Secret #5: They Maintain 24/7 Campaign Monitoring

Top developers don't review campaign performance at a weekly meeting. They monitor it continuously, either through in-house teams working in shifts or through automation systems that flag anomalies in real-time. This matters because digital advertising is dynamic — a campaign that was performing at 9 AM can deteriorate by noon due to competition changes, audience fatigue, or platform algorithm shifts.

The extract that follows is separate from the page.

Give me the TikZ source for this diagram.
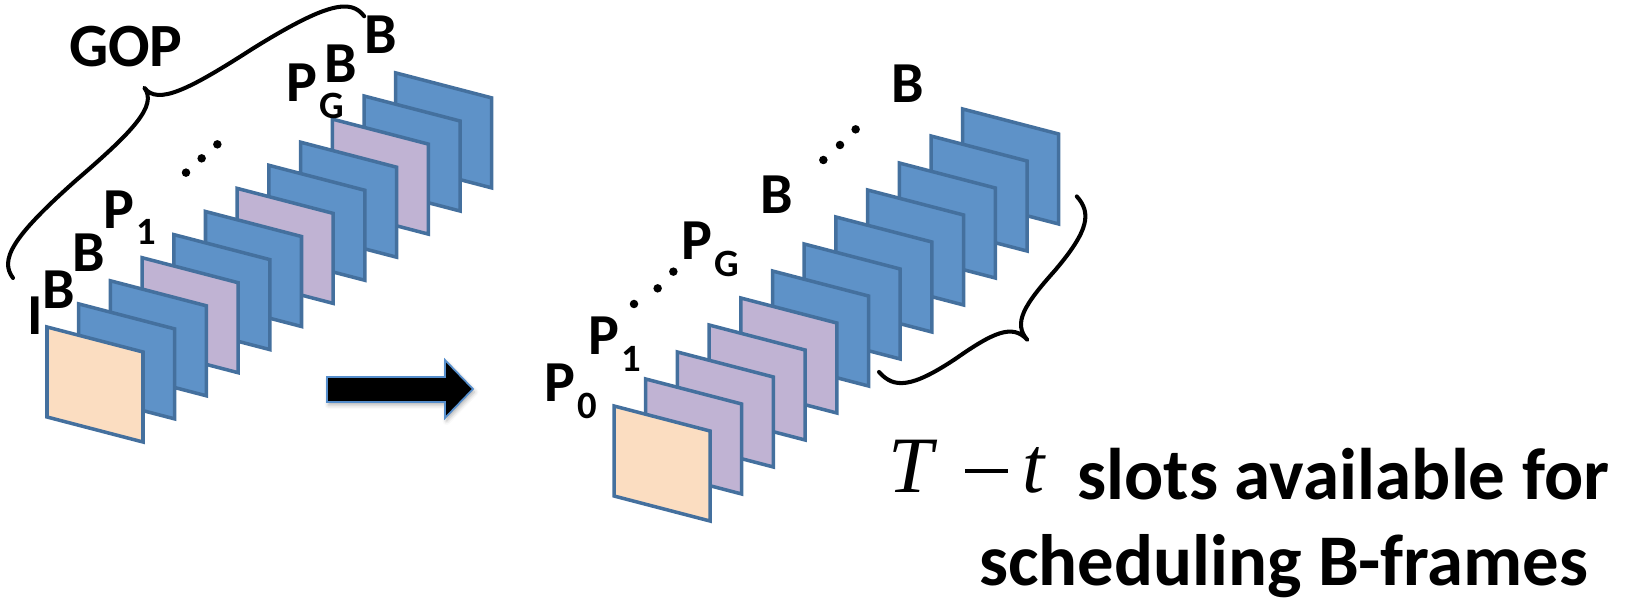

The specific monitoring protocols include:

  • Hourly spend pacing checks — ensuring daily budgets are consumed evenly, not front-loaded
  • CPL threshold alerts — automatic notifications when any campaign exceeds its target CPL by more than 20%
  • Conversion tracking validation — daily verification that pixels are firing correctly
  • Competitive monitoring — tracking when competitors launch or modify campaigns in the same keyword space
⚠️ Critical Warning

If you're reviewing campaign performance only at weekly meetings, you're making decisions on 7-day-old data in a market that moves hourly. A single day of a malfunctioning campaign at enterprise budgets can waste EGP 50,000–200,000. Real-time monitoring isn't a luxury — it's a cost control mechanism.

💡 Market Insight

The operational gap between top developers and the rest of the market is widening, not narrowing. As leading firms accumulate more data, build deeper automation, and refine their processes, the cost of catching up increases. The best time to start building these capabilities was two years ago. The second-best time is today.

Closing the Gap

None of these five "secrets" are conceptually complex. They're operationally demanding. They require investment in technology, data infrastructure, human capital, and organizational processes. But the returns are measurable and substantial. Start with the discipline that addresses your most acute pain point, implement it fully, measure the impact, and proceed to the next. Within 12 months, your advertising operation will be unrecognizable — and your economics will reflect it.